HF-ESR on ${\mathrm{YBaCo}}_3{\mathrm{FeO}}_7$. (Top) Frequency resonance field dependence $\nu \left(H_{\mathrm{res}}\right)$ for different temperatures and orientations. A comparison of $\nu \left(H_{\mathrm{res}}\right)$ measured on ${\mathrm{YBaCo}}_3{\mathrm{AlO}}_7$ (open triangles) and ${\mathrm{YBaCo}}_3{\mathrm{FeO}}_7$ (filled circles) is shown in the inset. (Bottom) Temperature dependence of the linewidth $\mathrm{\Delta }H$ for two orientations measured at different frequencies.

Figure 10

${}^{27}\mathrm{Al}$ NMR linewidth $\mathrm{\Delta }H\left(T\right)$ normalized to the measurement field vs the macroscopic susceptibility $\chi \left(T\right)$ at the fields of 3 (circles) and 7.7 T (triangles). Open symbols (main panel) correspond to ${\mathrm{Al}}_{\mathrm{R}}$ sites in between the kagome planes, filled symbols (inset) to ${\mathrm{Al}}_{\mathrm{D}}$ sites in the kagome planes, respectively. Lines are linear fits.

Figure 11

Temperature dependence of ${}^{27}\mathrm{Al}$ NMR linewidths $\mathrm{\Delta }H\left(T\right)$ normalized to the measurement field at fields 3 (circles) and 7.7 T (triangles). Open symbols correspond to the signal from ${{}^{27}\mathrm{Al}}_{\mathrm{R}}$ nuclei at the regular interplane positions (main panel) and closed symbols to the signal from ${{}^{27}\mathrm{Al}}_{\mathrm{D}}$ nuclei in the kagome planes (inset).
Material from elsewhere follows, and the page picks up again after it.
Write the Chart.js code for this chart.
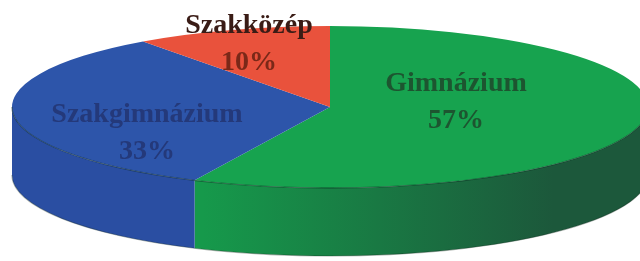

Solid lines are the respective fits $\mathrm{\Delta }H\sim {\varepsilon }^{\gamma }$ (see the text).

Figure 12

Temperature dependence of the ${{}^{27}\mathrm{Al}}_{\mathrm{D}}$ NMR linewidth at the fields of 3 (left scale, filled circles) and 7.7 T (right scale, filled triangles) for the ${\mathrm{Al}}_{\mathrm{D}}$ site in the kagome planes plotted as a function of the reduced temperature $(T_{\mathrm{f}1}-T)/T_{\mathrm{f}1}$ with $T_{\mathrm{f}1}=40$ K. Solid line is a fit to the data $\mathrm{\Delta }H\sim {[(T_{\mathrm{f}1}-T)/T_{\mathrm{f}1}]}^{\beta }$ (see the text).